The Oregon Badlands Wilderness is administered by the Bureau of Land Management, and is situated within the agency's Prineville District. Before the wilderness designation, the Prineville District's BLM Liaison partnered with outside volunteers to develop physical restoration projects. These volunteers later incorporated as Friends of Oregon Badlands Wilderness after having donated over 1,200 hours of work mapping the area, repairing trailheads, installing kiosks and signs, and removing obsolete fencing that was a hazard to wildlife. As of 2010, Friends of the Oregon Badlands Wilderness had used social media tools to organize over 200 Bend-area residents to execute these projects.

In 2010, the BLM approved the retirement of a grazing permit called the Lynch Allotment, which allowed cattle grazing on a 2971 acre parcel adjoining the wilderness. The parcel is part of a region called the Juniper Woodlands Special Management Area, and contains old-growth juniper home to deer and elk. The Oregon Natural Desert Foundation paid the value of the permit, roughly $10,000, to the compensate the rancher who previously grazed the parcel. The move was supported by adjoining landowners and the unanimous Deschutes County Commission. Because the grazing permit had limited demand and presented significant social and environmental conflicts, the Upper Deschutes Resource Management Plan did not require the BLM to initiate a burdensome retirement process. According to ONDA, conflicts with hikers and equestrians contributed to the ranchers interest in retiring the permit.

The Prineville District of the Bureau of Land Management is currently developing a management plan for the area. The plan is intended to provide guidance for "preserving and enhancing wilderness values while offering opportunities for solitude and primitive recreation, as well as managing other land uses and activities".

==Wilderness designation==
The BLM designated the Oregon Badlands a wilderness study area in 1980, and proposed federal wilderness designation for the Oregon Badlands in 1989. Although there was popular local support for wilderness status in the years that followed, issues such as grazing rights and off-highway vehicle (OHV) access were subjects of contention.

Wilderness designation was opposed by the Oregon Cattleman's Association and a non-profit group devoted to trail access for OHVs. Among the groups that supported wilderness designation were the Oregon Natural Desert Association (ONDA), the Bend city commissioners, and a rancher named Ray Clarno, who held a grazing permit within the proposed wilderness area.

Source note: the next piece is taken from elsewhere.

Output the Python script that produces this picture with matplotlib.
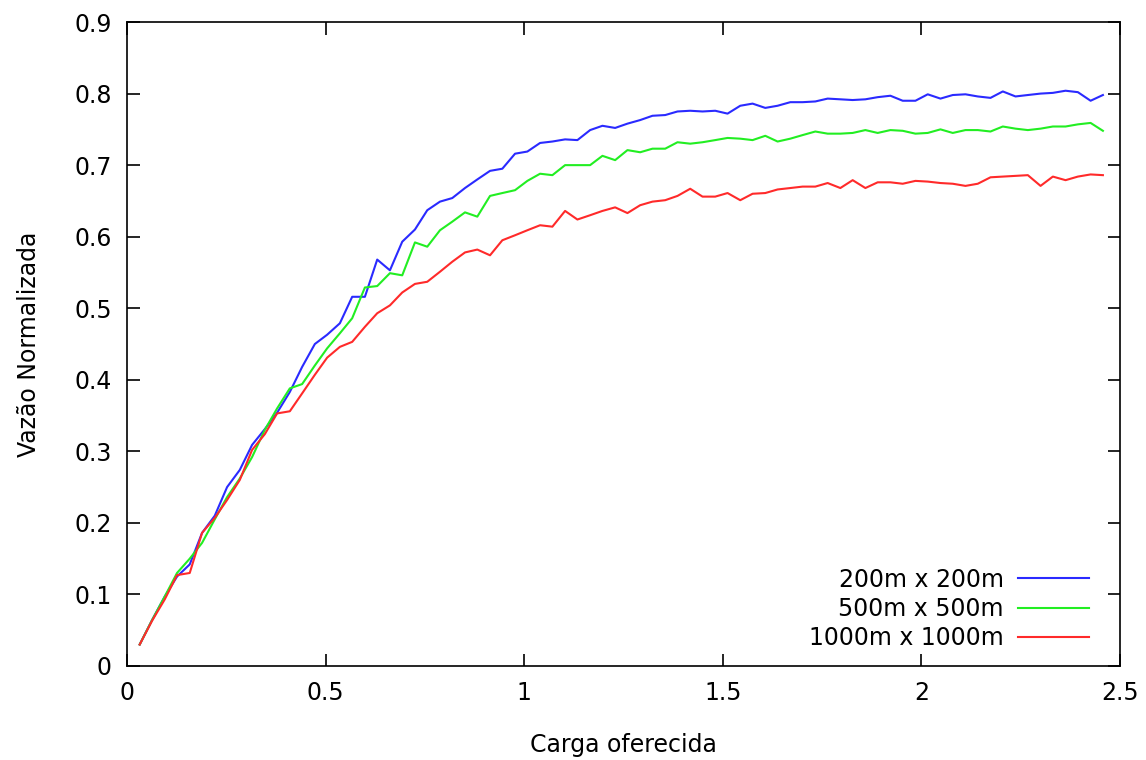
import numpy as np
import matplotlib as mpl
from matplotlib import pyplot as plt

# carga oferecida (pontos da simulacao)
carga = [0.032, 0.063, 0.095, 0.126, 0.158, 0.189, 0.221, 0.252, 0.284, 0.315,
         0.347, 0.378, 0.410, 0.441, 0.473, 0.504, 0.536, 0.567, 0.599, 0.630,
         0.662, 0.693, 0.725, 0.756, 0.788, 0.819, 0.851, 0.882, 0.914, 0.945,
         0.977, 1.008, 1.040, 1.071, 1.103, 1.134, 1.166, 1.197, 1.229, 1.260,
         1.292, 1.323, 1.355, 1.386, 1.418, 1.449, 1.481, 1.512, 1.544, 1.575,
         1.607, 1.638, 1.670, 1.701, 1.733, 1.764, 1.796, 1.827, 1.859, 1.890,
         1.922, 1.953, 1.985, 2.016, 2.048, 2.079, 2.111, 2.142, 2.174, 2.205,
         2.237, 2.268, 2.300, 2.331, 2.363, 2.394, 2.426, 2.457]

vazao_200 = [0.030, 0.064, 0.097, 0.125, 0.142, 0.186, 0.210, 0.250, 0.274, 0.309,
             0.331, 0.354, 0.383, 0.418, 0.450, 0.463, 0.479, 0.516, 0.516, 0.568,
             0.553, 0.593, 0.610, 0.637, 0.649, 0.654, 0.668, 0.680, 0.692, 0.695,
             0.716, 0.719, 0.731, 0.733, 0.736, 0.735, 0.749, 0.755, 0.752, 0.758,
             0.763, 0.769, 0.770, 0.775, 0.776, 0.775, 0.776, 0.772, 0.783, 0.786,
             0.780, 0.783, 0.788, 0.788, 0.789, 0.793, 0.792, 0.791, 0.792, 0.795,
             0.797, 0.790, 0.790, 0.799, 0.793, 0.798, 0.799, 0.796, 0.794, 0.803,
             0.796, 0.798, 0.800, 0.801, 0.804, 0.802, 0.790, 0.798]

vazao_500 = [0.030, 0.064, 0.097, 0.130, 0.150, 0.172, 0.205, 0.236, 0.262, 0.292,
             0.330, 0.360, 0.388, 0.394, 0.420, 0.444, 0.465, 0.486, 0.529, 0.531,
             0.549, 0.546, 0.592, 0.586, 0.609, 0.621, 0.634, 0.628, 0.657, 0.661,
             0.665, 0.678, 0.688, 0.686, 0.700, 0.700, 0.700, 0.713, 0.707, 0.721,
             0.718, 0.723, 0.723, 0.732, 0.730, 0.732, 0.735, 0.738, 0.737, 0.735,
             0.741, 0.733, 0.737, 0.742, 0.747, 0.744, 0.744, 0.745, 0.749, 0.745,
             0.749, 0.748, 0.744, 0.745, 0.750, 0.745, 0.749, 0.749, 0.747, 0.754,
             0.751, 0.749, 0.751, 0.754, 0.754, 0.757, 0.759, 0.748]

vazao_1000 = [0.030, 0.063, 0.093, 0.127, 0.130, 0.186, 0.207, 0.232, 0.260, 0.302,
              0.324, 0.353, 0.356, 0.381, 0.407, 0.431, 0.446, 0.453, 0.474, 0.493,
              0.504, 0.522, 0.534, 0.537, 0.551, 0.565, 0.578, 0.582, 0.574, 0.595,
              0.602, 0.609, 0.616, 0.614, 0.636, 0.624, 0.630, 0.636, 0.641, 0.633,
              0.644, 0.649, 0.651, 0.657, 0.667, 0.656, 0.656, 0.661, 0.651, 0.660,
              0.661, 0.666, 0.668, 0.670, 0.670, 0.675, 0.668, 0.679, 0.668, 0.676,
              0.676, 0.674, 0.678, 0.677, 0.675, 0.674, 0.671, 0.674, 0.683, 0.684,
              0.685, 0.686, 0.671, 0.684, 0.679, 0.684, 0.687, 0.686]

series = [('200m x 200m', vazao_200, '#2a2aff'),
          ('500m x 500m', vazao_500, '#22ee22'),
          ('1000m x 1000m', vazao_1000, '#ff2a2a')]

mpl.rcParams['font.family'] = 'DejaVu Sans'
mpl.rcParams['font.size'] = 17

fig = plt.figure(figsize=(11.46, 7.6), dpi=100)
ax = fig.add_axes([0.1108, 0.1237, 0.8665, 0.8473])

for nome, vals, cor in series:
	ax.plot(carga, vals, color=cor, linewidth=1.5, label=nome)

ax.set_xlim(0, 2.5)
ax.set_ylim(0, 0.9)
ax.set_xticks(np.arange(0, 2.51, 0.5))
ax.set_xticklabels(['0', '0.5', '1', '1.5', '2', '2.5'])
ax.set_yticks(np.arange(0, 0.91, 0.1))
ax.set_yticklabels(['0', '0.1', '0.2', '0.3', '0.4', '0.5', '0.6', '0.7', '0.8', '0.9'])
ax.tick_params(direction='in', length=9, width=1.2, top=True, right=True, pad=11)
for s in ax.spines.values():
	s.set_linewidth(1.2)

ax.set_xlabel('Carga oferecida', labelpad=20)
ax.set_ylabel('Vazão Normalizada', labelpad=24)

ax.legend(loc='lower right', frameon=False, markerfirst=False, handlelength=3.0,
	handletextpad=0.6, labelspacing=0.22, borderaxespad=0, bbox_to_anchor=(0.978, 0.01))

fig.savefig('out.png', dpi=100)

Clarno, alleging that off-road riders cut his fences and left cattle gates open, promised to retire his grazing rights if OHVs were barred from the area. He followed through on this promise in 2005, when the BLM banned OHVs from the Badlands. ONDA estimated the cost of buying out grazing permits from a total of four affected ranchers at about $100,000.

The proposed and final legislation designating the wilderness area included provisions for land swaps between private and public holders. The Central Oregon Irrigation District, which was neutral on the matter of the wilderness itself, supported the proposed legislation because it would benefit from the land swap.

As of 1999, Oregon Senator Ron Wyden supported wilderness designation, and Oregon Senator Gordon H. Smith opposed it. Because the Deschutes County commissioners disagreed about wilderness designation, the Deschutes County Commission ultimately took no official position on the issue. The County Commission received 1,572 comments on the subject, with 75% of them favoring wilderness designation.

Polls of Deschutes County residents conducted in 2002 and 2004 showed an increasing majority support for wilderness designation. In the 2004 poll, 57% of respondents favored the creation of a wilderness area, and 28% were opposed. Wilderness designation was officially granted on 30 March 2009, with the passage of the Omnibus Public Land Management Act of 2009.